As London Irish neared the end the Stormers made their move. “We knew all the focus would be on other guys like Arundell, whereas we thought the best guy out of the lot of them was Loader,” reveals Dobson. When there was still faint hope that Irish might survive, Loader asked the Stormers to wait. Then, when Irish were liquidated, Loader asked the Stormers to stall again.

“He said; ‘I don’t want to be the first guy to leave the ship. I want to make sure most of my team-mates are OK before I commit’. I thought that was pure class. We were offering him a straight gig in Cape Town on a reasonable salary, and he stalled on us just to give London Irish every chance, to check most of the squad were OK. That’s what really sold him to us,” explains Dobson.

“I could be wrong here, but I think he was very traumatised with what happened to London Irish. With us he is completely invested in the squad, the group. I presume he was the same there. But it’s not an easy thing to come to Cape Town. He saw the bigger picture. Our big change at the Stormers in the last couple of years is that we are playing for the people of Cape Town, and he completely gets that. He gets that we’re a poor region, that people are making sacrifices to come and watch our games. He has exceeded all our expectations, but mostly as a person.”

‘I still have the ambition to play for England’

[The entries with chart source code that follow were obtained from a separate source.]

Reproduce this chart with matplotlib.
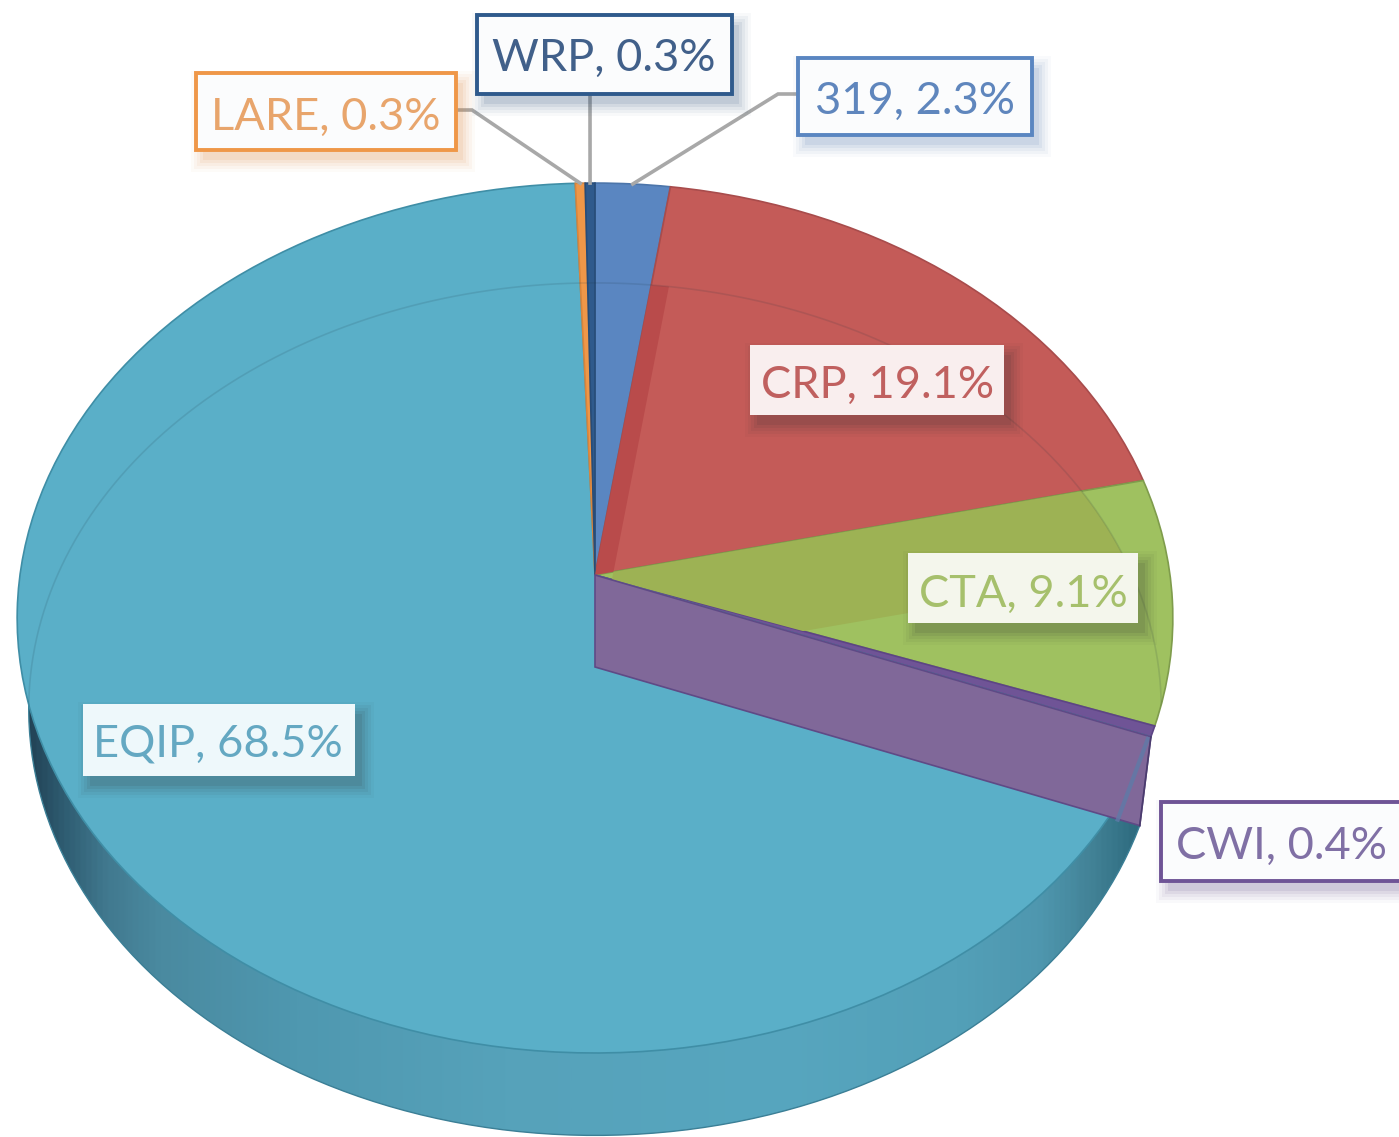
import numpy as np
import matplotlib
matplotlib.use('Agg')
import matplotlib.pyplot as plt
from matplotlib.colors import LinearSegmentedColormap
from matplotlib.patches import Polygon, Rectangle, Wedge
from matplotlib.transforms import Transform

plt.rcParams['font.family'] = ['Lato', 'DejaVu Sans']

programs = ['319', 'CRP', 'CTA', 'CWI', 'EQIP', 'LARE', 'WRP']
shares = [2.3, 19.1, 9.1, 0.4, 68.5, 0.3, 0.3]
slice_colors = ['#5a86c1', '#c45b58', '#9fc160', '#6f5496', '#5aafc8', '#ef9748', '#2f5a8c']
edge_colors = ['#4c75aa', '#a84c4c', '#7f9c4c', '#5d4585', '#3f8ea6', '#d9853c', '#274c78']
text_colors = ['#5f86bd', '#c0605f', '#a6c06c', '#8070a5', '#64a8c2', '#e8a56c', '#41608a']

# label boxes in picture pixels: left, top, right, bottom, text x, text y
boxes = {
    '319': (798, 58, 1032, 135, 915, 101),
    'CRP': (750, 345, 1004, 415, 878, 385),
    'CTA': (908, 553, 1138, 623, 1023, 594),
    'CWI': (1161, 802, 1405, 881, 1282, 846),
    'EQIP': (83, 704, 355, 776, 218, 744),
    'LARE': (196, 73, 456, 150, 326, 117),
    'WRP': (477, 15, 732, 94, 604, 58),
}
outlined = ['319', 'CWI', 'LARE', 'WRP']
box_fills = {'CRP': '#f9eeee', 'CTA': '#f4f6ec', 'EQIP': '#eef8fb'}
leaders = {'LARE': (456, 110, 472, 110), 'WRP': (590, 94, 590, 94), '319': (798, 94, 778, 94)}

# pie geometry
CX, RX, RY, K = 595, 575, 430.7, 0.0989
TOP_Y, BOTTOM_Y, BOTTOM_SCALE = 575, 667, 0.98


class PieView(Transform):
    # flat unit circle to picture pixels, with a little perspective
    input_dims = 2
    output_dims = 2

    def __init__(self, cy, scale=1.0):
        super().__init__()
        self.cy = cy
        self.scale = scale

    def transform_non_affine(self, values):
        xy = np.asarray(values, dtype=float)
        w = 1 + K * xy[:, 1]
        return np.column_stack([CX + self.scale * RX * xy[:, 0] / w,
                                self.cy - self.scale * RY * xy[:, 1] / w])


def rim(view, t1, t2, n=200):
    t = np.radians(np.linspace(t1, t2, n))
    return view.transform_non_affine(np.column_stack([np.cos(t), np.sin(t)]))


def draw_box(ax, name):
    left, top, right, bottom, tx, ty = boxes[name]
    color = edge_colors[programs.index(name)]
    for grow, alpha in zip([12, 9, 6, 3, 0], [0.03, 0.05, 0.06, 0.08, 0.1]):
        ax.add_patch(Rectangle((left + 7 - grow, top + 10 - grow), right - left + 2 * grow,
                               bottom - top + 2 * grow, fc='#333333' if name not in outlined else color,
                               ec='none', alpha=alpha, zorder=9))
    if name in outlined:
        ax.add_patch(Rectangle((left, top), right - left, bottom - top, fc='#fbfcfd',
                               ec=slice_colors[programs.index(name)], lw=2.8, zorder=10))
    else:
        ax.add_patch(Rectangle((left, top), right - left, bottom - top, fc=box_fills[name], ec='none', zorder=10))
    share = shares[programs.index(name)]
    ax.text(tx, ty, f'{name}, {share}%', ha='center', va='center', fontsize=32.6,
            color=text_colors[programs.index(name)], zorder=11)


fig = plt.figure(figsize=(13.99, 11.37), dpi=100)
ax = fig.add_axes([0, 0, 1, 1])

wedges, _ = ax.pie(shares, colors=slice_colors, startangle=90, counterclock=False,
                   wedgeprops={'linewidth': 1.2})

top_view = PieView(TOP_Y)
bottom_view = PieView(BOTTOM_Y, BOTTOM_SCALE)

for w, ec in zip(wedges, edge_colors):
    w.set_transform(top_view + ax.transData)
    w.set_edgecolor(ec)
    w.set_zorder(3)

# outer wall of the big slice, shaded left to right
eqip = wedges[programs.index('EQIP')]
wall_pts = np.vstack([rim(top_view, eqip.theta2, -175), rim(bottom_view, -175, eqip.theta2)])
wall = Polygon(wall_pts, closed=True, fc='none', ec='none', transform=ax.transData)
ax.add_patch(wall)
wall_cmap = LinearSegmentedColormap.from_list('wall', [
    (0.0, '#1f3d50'), (0.03, '#2f5d72'), (0.06, '#41798f'), (0.1, '#4a8aa0'), (0.2, '#4f98b0'), (0.35, '#56a2ba'),
    (0.55, '#57a6bf'), (0.68, '#53a0b8'), (0.74, '#4f97af'), (0.78, '#428296'), (0.81, '#2f6c80'), (1.0, '#2f6c80')])
img = ax.imshow(np.linspace(0, 1, 500)[None, :], cmap=wall_cmap, extent=(20, 1399, 1137, 0),
                aspect='auto', zorder=2)
img.set_clip_path(wall)
ax.plot(*rim(bottom_view, eqip.theta2, -175).T, color='#3b7f96', lw=1, zorder=2)

# see-through parts of the lower disc
overlaps = [('319', 'CRP', '#b94b4b'), ('CRP', 'CTA', '#9db254')]
for lower, upper, color in overlaps:
    src = wedges[programs.index(lower)]
    patch = Wedge((0, 0), 1, src.theta1, src.theta2, fc=color, ec='none', zorder=4)
    patch.set_transform(bottom_view + ax.transData)
    ax.add_patch(patch)
    patch.set_clip_path(wedges[programs.index(upper)])

# back edge of the lower disc shows faintly through the top
top_disc = Wedge((0, 0), 1, 0, 360, fc='none', ec='none')
top_disc.set_transform(top_view + ax.transData)
ax.add_patch(top_disc)
back = rim(bottom_view, -40, 215, 400)
back_line, = ax.plot(back[:, 0], back[:, 1], color='#1c3340', alpha=0.13, lw=1.2, zorder=5)
back_line.set_clip_path(top_disc)

# cut face of the thin CWI slice, seen over the big slice
cwi = wedges[programs.index('CWI')]
top_edge = rim(top_view, cwi.theta1, cwi.theta1, 1)[0]
bottom_edge = rim(bottom_view, cwi.theta1, cwi.theta1, 1)[0]
ax.add_patch(Polygon([(CX, TOP_Y), top_edge, bottom_edge, (CX, BOTTOM_Y)], closed=True,
                     fc='#806899', ec='#5f4a86', lw=1.2, zorder=6))
ax.plot([top_edge[0] - 3, bottom_edge[0] - 22], [top_edge[1] + 2, bottom_edge[1] - 6],
        color='#5f7aa8', lw=3, alpha=0.8, zorder=7)
ax.plot([top_edge[0], bottom_edge[0]], [top_edge[1], bottom_edge[1]], color='#4b3c6e', lw=1.2, zorder=7)

for name, (x0, y0, x1, y1) in leaders.items():
    w = wedges[programs.index(name)]
    mid = (w.theta1 + w.theta2) / 2
    end = rim(top_view, mid, mid, 1)[0]
    ax.plot([x0, x1, end[0]], [y0, y1, end[1]], color='#a8a8a8', lw=2.6, zorder=8,
            solid_joinstyle='miter')

for name in programs:
    draw_box(ax, name)

ax.set_aspect('auto')
ax.set_xlim(0, 1399)
ax.set_ylim(1137, 0)
ax.axis('off')
fig.savefig('out.png', dpi=100)
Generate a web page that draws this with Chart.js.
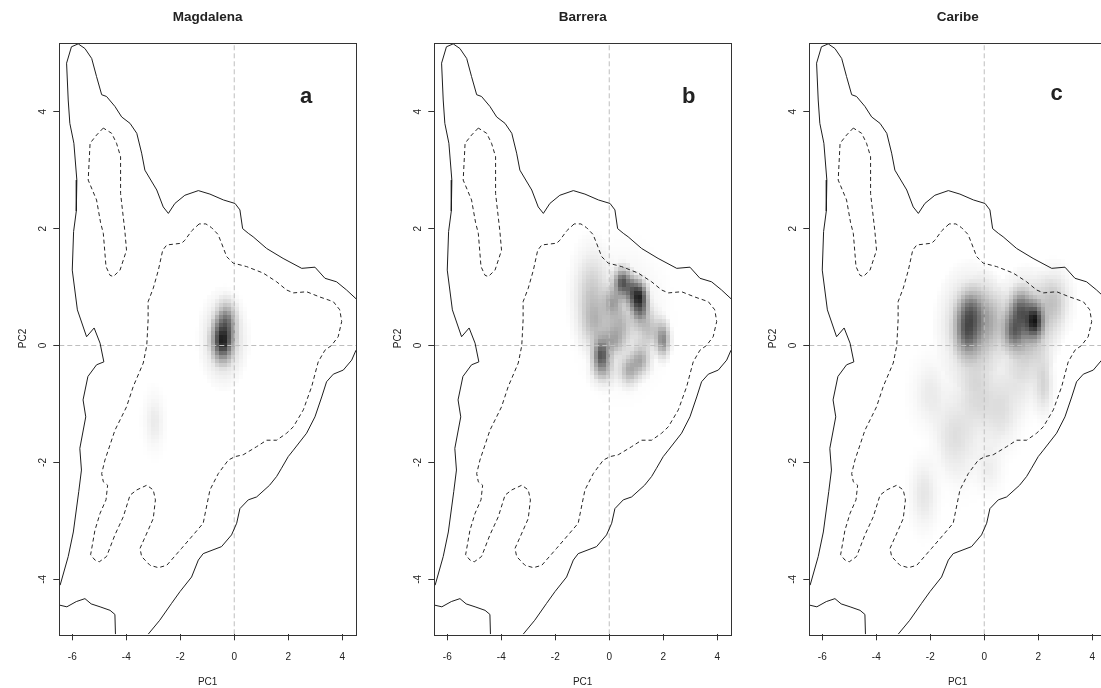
<!DOCTYPE html>
<html>
<head>
<meta charset="utf-8">
<script src="https://cdn.jsdelivr.net/npm/chart.js@4.4.1/dist/chart.umd.min.js"></script>
<style>
  html, body { margin: 0; padding: 0; background: #fff; overflow: hidden; }
  #wrap { position: relative; width: 1101px; height: 688px; overflow: hidden; }
  #wrap canvas { position: absolute; top: 0; }
</style>
</head>
<body>
<div id="wrap">
  <canvas id="magdalena" width="375" height="688" style="left:0px"></canvas>
  <canvas id="barrera" width="375" height="688" style="left:375px"></canvas>
  <canvas id="caribe" width="375" height="688" style="left:750px"></canvas>
</div>
<script>
// environmental space panels (PCA): background contours + occurrence density

const xRange = [-6.48, 4.51];
const yRange = [-4.94, 5.18];
const xTicks = [-6, -4, -2, 0, 2, 4];
const yTicks = [-4, -2, 0, 2, 4];
const panelTitles = ['Magdalena', 'Barrera', 'Caribe'];
const panelLetters = ['a', 'b', 'c'];

// solid contour (100% of background), split where it leaves the plot box
const outerUpper = [
  [4.51, 0.8], [4.16, 0.95], [3.79, 1.09], [3.36, 1.15], [2.99, 1.34], [2.5, 1.32],
  [1.81, 1.49], [1.2, 1.66], [0.7, 1.86], [0.52, 1.92], [0.31, 2.0], [0.21, 2.32],
  [0.03, 2.43], [-0.4, 2.49], [-0.9, 2.59], [-1.33, 2.65], [-1.83, 2.57], [-2.2, 2.43],
  [-2.44, 2.26], [-2.63, 2.37], [-2.87, 2.66], [-3.31, 3.0], [-3.43, 3.29], [-3.61, 3.63],
  [-3.86, 3.8], [-4.17, 3.91], [-4.42, 4.09], [-4.73, 4.26], [-4.91, 4.29], [-5.1, 4.6],
  [-5.28, 4.91], [-5.53, 5.08], [-5.78, 5.16], [-6.03, 5.11], [-6.21, 4.83], [-6.15, 4.2],
  [-6.09, 3.8], [-5.94, 3.46], [-5.83, 2.83], [-5.85, 2.3], [-5.95, 1.95], [-6.0, 1.29],
  [-5.81, 0.61], [-5.47, 0.15], [-5.19, 0.3], [-4.97, 0.04], [-4.83, -0.28], [-5.1, -0.33],
  [-5.42, -0.53], [-5.6, -0.93], [-5.5, -1.22], [-5.72, -1.76], [-5.66, -2.13], [-5.76, -2.5],
  [-5.96, -3.19], [-6.15, -3.61], [-6.45, -4.1]
];
const outerLower = [
  [4.51, -0.08], [4.35, -0.25], [4.04, -0.42], [3.67, -0.49], [3.42, -0.62], [3.24, -0.88],
  [2.99, -1.22], [2.68, -1.5], [2.19, -1.79], [2.0, -1.9], [1.75, -2.1], [1.57, -2.24],
  [1.31, -2.39], [0.83, -2.59], [0.52, -2.64], [0.21, -2.79], [0.09, -3.04], [-0.1, -3.24],
  [-0.47, -3.44], [-1.15, -3.56], [-1.33, -3.67], [-1.58, -3.96], [-2.01, -4.21], [-2.32, -4.41],
  [-2.76, -4.7], [-3.19, -4.94]
];
const outerCorner = [
  [-6.48, -4.44], [-6.2, -4.47], [-5.85, -4.38], [-5.53, -4.33], [-5.3, -4.42], [-4.97, -4.47],
  [-4.6, -4.53], [-4.42, -4.6], [-4.4, -4.94]
];

// dashed contours (inner level)
const innerLoop = [
  [-4.85, 3.72], [-5.1, 3.6], [-5.34, 3.46], [-5.41, 2.83], [-5.1, 2.49], [-4.95, 2.1],
  [-4.85, 1.92], [-4.75, 1.35], [-4.6, 1.2], [-4.48, 1.18], [-4.23, 1.29], [-3.99, 1.63],
  [-4.05, 1.95], [-4.21, 2.6], [-4.21, 3.23], [-4.36, 3.46], [-4.54, 3.63], [-4.85, 3.72]
];
const innerMain = [
  [-1.3, 2.08], [-1.58, 1.96], [-1.83, 1.8], [-1.95, 1.75], [-2.5, 1.72], [-2.65, 1.63],
  [-2.81, 1.29], [-3.0, 0.98], [-3.19, 0.75], [-3.19, 0.44], [-3.24, 0.0], [-3.37, -0.3],
  [-3.74, -0.7], [-3.99, -1.05], [-4.42, -1.45], [-4.79, -1.96], [-4.91, -2.19], [-4.85, -2.33],
  [-4.69, -2.39], [-4.75, -2.64], [-4.97, -2.87], [-5.16, -3.16], [-5.32, -3.58], [-5.16, -3.67],
  [-5.0, -3.7], [-4.73, -3.61], [-4.42, -3.24], [-4.11, -2.93], [-3.86, -2.56], [-3.61, -2.47],
  [-3.24, -2.39], [-3.0, -2.47], [-2.92, -2.64], [-3.0, -2.96], [-3.19, -3.16], [-3.49, -3.47],
  [-3.43, -3.61], [-3.12, -3.76], [-2.81, -3.8], [-2.5, -3.76], [-1.95, -3.47], [-1.52, -3.24],
  [-1.15, -3.04], [-1.05, -2.81], [-0.9, -2.47], [-0.59, -2.19], [-0.22, -1.96], [0.03, -1.9],
  [0.33, -1.87], [0.83, -1.73], [1.2, -1.62], [1.57, -1.62], [1.94, -1.5], [2.19, -1.39],
  [2.56, -1.1], [2.87, -0.7], [3.11, -0.28], [3.36, -0.08], [3.6, 0.0], [3.85, 0.15],
  [3.98, 0.41], [3.91, 0.61], [3.67, 0.75], [3.17, 0.83], [2.68, 0.92], [2.19, 0.9],
  [1.94, 0.95], [1.57, 1.09], [1.07, 1.24], [0.46, 1.35], [-0.04, 1.41], [-0.28, 1.52],
  [-0.47, 1.75], [-0.6, 1.9], [-0.85, 2.02], [-1.05, 2.08], [-1.3, 2.08]
];

// occurrence density kernels: [pc1, pc2, spread1, spread2, darkness]
const magdalenaDensity = [
  [-0.42, 0.1, 0.22, 0.2, 0.85],
  [-0.28, 0.42, 0.22, 0.2, 0.4],
  [-0.38, 0.12, 0.4, 0.36, 0.3],
  [-2.95, -1.3, 0.22, 0.28, 0.08]
];
const barreraDensity = [
  [1.1, 0.83, 0.2, 0.16, 0.85],
  [0.5, 1.08, 0.2, 0.15, 0.65],
  [0.85, 0.95, 0.2, 0.15, 0.45],
  [1.16, 0.61, 0.2, 0.16, 0.4],
  [0.15, 0.75, 0.22, 0.16, 0.3],
  [-0.65, 0.85, 0.38, 0.45, 0.2],
  [-0.5, 0.38, 0.3, 0.25, 0.18],
  [0.42, 0.38, 0.3, 0.2, 0.2],
  [2.0, 0.1, 0.16, 0.18, 0.45],
  [1.5, 0.27, 0.3, 0.2, 0.22],
  [-0.28, -0.16, 0.2, 0.18, 0.65],
  [0.17, 0.09, 0.25, 0.16, 0.28],
  [1.16, -0.25, 0.22, 0.16, 0.32],
  [0.75, -0.42, 0.22, 0.16, 0.3],
  [-0.2, -0.42, 0.28, 0.16, 0.2],
  [0.5, 0.45, 0.8, 0.6, 0.1]
];
const caribeDensity = [
  [1.85, 0.43, 0.2, 0.17, 0.9],
  [1.36, 0.6, 0.24, 0.2, 0.5],
  [1.11, 0.26, 0.24, 0.2, 0.5],
  [1.6, 0.38, 0.55, 0.4, 0.4],
  [-0.61, 0.26, 0.26, 0.25, 0.5],
  [-0.49, 0.56, 0.26, 0.22, 0.4],
  [-0.5, 0.35, 0.55, 0.45, 0.32],
  [0.12, 0.43, 0.4, 0.35, 0.25],
  [2.6, 0.77, 0.35, 0.3, 0.2],
  [2.22, -0.66, 0.2, 0.3, 0.15],
  [-0.24, -0.83, 0.5, 0.45, 0.15],
  [1.36, -0.54, 0.5, 0.35, 0.1],
  [-1.97, -0.83, 0.4, 0.35, 0.08],
  [0.68, -1.17, 0.4, 0.35, 0.1],
  [-1.2, -1.5, 0.4, 0.35, 0.08],
  [-2.22, -2.54, 0.3, 0.35, 0.1],
  [0.19, -2.08, 0.3, 0.25, 0.07],
  [-0.9, -1.8, 0.45, 0.4, 0.06]
];

const FONT = '"Liberation Sans", Arial, sans-serif';
const CELL = 4; // size of the density raster cells, like R's image()

function drawBlob(ctx, xs, ys, b) {
  const cx = xs.getPixelForValue(b[0]);
  const cy = ys.getPixelForValue(b[1]);
  const rx = Math.abs(xs.getPixelForValue(b[0] + b[2]) - cx) * 2.6;
  const ry = Math.abs(ys.getPixelForValue(b[1] + b[3]) - cy) * 2.6;
  ctx.save();
  ctx.translate(cx, cy);
  ctx.scale(rx, ry);
  const g = ctx.createRadialGradient(0, 0, 0, 0, 0, 1);
  for (let i = 0; i <= 12; i++) {
    const r = i / 12;
    const a = b[4] * Math.exp(-Math.pow(r * 2.6, 2) / 2);
    g.addColorStop(r, 'rgba(0,0,0,' + (i === 12 ? 0 : a).toFixed(4) + ')');
  }
  ctx.fillStyle = g;
  ctx.beginPath();
  ctx.arc(0, 0, 1, 0, Math.PI * 2);
  ctx.fill();
  ctx.restore();
}

const densityPlugin = {
  id: 'density',
  beforeDatasetsDraw(chart, args, opts) {
    const {ctx, chartArea: a, scales: {x, y}} = chart;
    const w = Math.ceil((a.right - a.left) / CELL);
    const h = Math.ceil((a.bottom - a.top) / CELL);
    const off = document.createElement('canvas');
    off.width = w;
    off.height = h;
    const octx = off.getContext('2d');
    octx.scale(1 / CELL, 1 / CELL);
    octx.translate(-a.left, -a.top);
    (opts.blobs || []).forEach(b => drawBlob(octx, x, y, b));
    ctx.save();
    ctx.beginPath();
    ctx.rect(a.left, a.top, a.right - a.left, a.bottom - a.top);
    ctx.clip();
    ctx.imageSmoothingEnabled = false;
    ctx.drawImage(off, a.left, a.top, w * CELL, h * CELL);
    ctx.restore();
  }
};

const framePlugin = {
  id: 'frame',
  afterDraw(chart, args, opts) {
    const {ctx, chartArea: a, scales: {x, y}} = chart;
    ctx.save();
    ctx.strokeStyle = '#333';
    ctx.lineWidth = 1;
    ctx.strokeRect(Math.round(a.left) + 0.5, Math.round(a.top) + 0.5,
      Math.round(a.right - a.left), Math.round(a.bottom - a.top));

    // R style y tick labels, parallel to the axis
    ctx.fillStyle = '#222';
    ctx.font = '10px ' + FONT;
    ctx.textAlign = 'center';
    ctx.textBaseline = 'middle';
    y.ticks.forEach(t => {
      ctx.save();
      ctx.translate(a.left - 16.5, y.getPixelForValue(t.value));
      ctx.rotate(-Math.PI / 2);
      ctx.fillText(String(t.value), 0, 0);
      ctx.restore();
    });

    ctx.font = 'bold 13.5px ' + FONT;
    ctx.fillText(opts.title, (a.left + a.right) / 2, 17);

    ctx.font = 'bold 22px ' + FONT;
    ctx.fillText(opts.letter, x.getPixelForValue(opts.spot[0]), y.getPixelForValue(opts.spot[1]));
    ctx.restore();
  }
};

function toPoints(arr) {
  return arr.map(p => ({x: p[0], y: p[1]}));
}

function buildDatasets() {
  const base = {showLine: true, pointRadius: 0, borderWidth: 1, fill: false, tension: 0};
  const solid = Object.assign({}, base, {borderColor: '#1e1e1e'});
  const dashed = Object.assign({}, base, {borderColor: '#262626', borderDash: [4, 3]});
  const ref = Object.assign({}, base, {borderColor: '#bebebe', borderDash: [5, 3]});
  return [
    Object.assign({label: 'outer upper', data: toPoints(outerUpper)}, solid),
    Object.assign({label: 'outer lower', data: toPoints(outerLower)}, solid),
    Object.assign({label: 'outer corner', data: toPoints(outerCorner)}, solid),
    Object.assign({label: 'inner loop', data: toPoints(innerLoop)}, dashed),
    Object.assign({label: 'inner main', data: toPoints(innerMain)}, dashed),
    Object.assign({label: 'pc1 = 0', data: [{x: 0, y: yRange[0]}, {x: 0, y: yRange[1]}]}, ref),
    Object.assign({label: 'pc2 = 0', data: [{x: xRange[0], y: 0}, {x: xRange[1], y: 0}]}, ref)
  ];
}

function makePanel(id, idx, blobs, spot) {
  const axisFont = {size: 10, family: FONT};
  const gridOpts = {drawOnChartArea: false, drawTicks: true, tickLength: 6, tickColor: '#333', color: '#333'};
  return new Chart(document.getElementById(id), {
    type: 'scatter',
    data: {datasets: buildDatasets()},
    options: {
      responsive: false,
      animation: false,
      events: [],
      layout: {padding: {top: 42.7, right: 19, left: 0, bottom: 0}},
      plugins: {
        legend: {display: false},
        tooltip: {enabled: false},
        density: {blobs: blobs},
        frame: {title: panelTitles[idx], letter: panelLetters[idx], spot: spot}
      },
      scales: {
        x: {
          type: 'linear',
          min: xRange[0],
          max: xRange[1],
          afterBuildTicks: s => { s.ticks = xTicks.map(v => ({value: v})); },
          afterFit: s => { s.height = 53.7; },
          grid: gridOpts,
          border: {display: false},
          ticks: {color: '#222', font: axisFont, padding: 11, maxRotation: 0, autoSkip: false},
          title: {display: true, text: 'PC1', color: '#222', font: axisFont, padding: {top: 0, bottom: 0}}
        },
        y: {
          type: 'linear',
          min: yRange[0],
          max: yRange[1],
          afterBuildTicks: s => { s.ticks = yTicks.map(v => ({value: v})); },
          afterFit: s => { s.width = 59.3; },
          grid: gridOpts,
          border: {display: false},
          ticks: {display: false},
          title: {display: true, text: 'PC2', color: '#222', font: axisFont, padding: {top: 17, bottom: 0}}
        }
      }
    },
    plugins: [densityPlugin, framePlugin]
  });
}

makePanel('magdalena', 0, magdalenaDensity, [2.66, 4.25]);
makePanel('barrera', 1, barreraDensity, [2.94, 4.25]);
makePanel('caribe', 2, caribeDensity, [2.68, 4.3]);
</script>
</body>
</html>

It should be stressed Loader has not given up on playing for England, far from it. His deal with the Stormers runs for two seasons and a return to the Premiership seems certain at some stage. Loader explains: “I still have the ambition to play for England one day. Coming here was not me closing the door on that opportunity. If anything it was to further myself, my game, and test myself against the best players and teams in the world. Whenever I come back, I’ll be coming back a better player.”

There is no chance that Loader ends up playing for South Africa. Yet Dobson makes an interesting point about Loader’s credentials and ability to play at the top of the game.

“If he wants to stay here and plays like he is for a few years, he would be good enough to be in the Springbok alignment camps. He is not going to play for South Africa, his heart is in England, but that’s the level we think he is at. If you are a starting wing regularly for the Stormers, you would be involved in some form of Springbok mix at some stage. Ben is definitely capable of playing Test rugby.”

Loader winning an England cap would be some story. Seeing him immerse himself into a move which few would choose to make, into an experience which “is not only making me a better rugby player but also a better person”, as he puts it, is rather heartwarming. A welcome sign that something good has come out of London Irish’s desperate demise.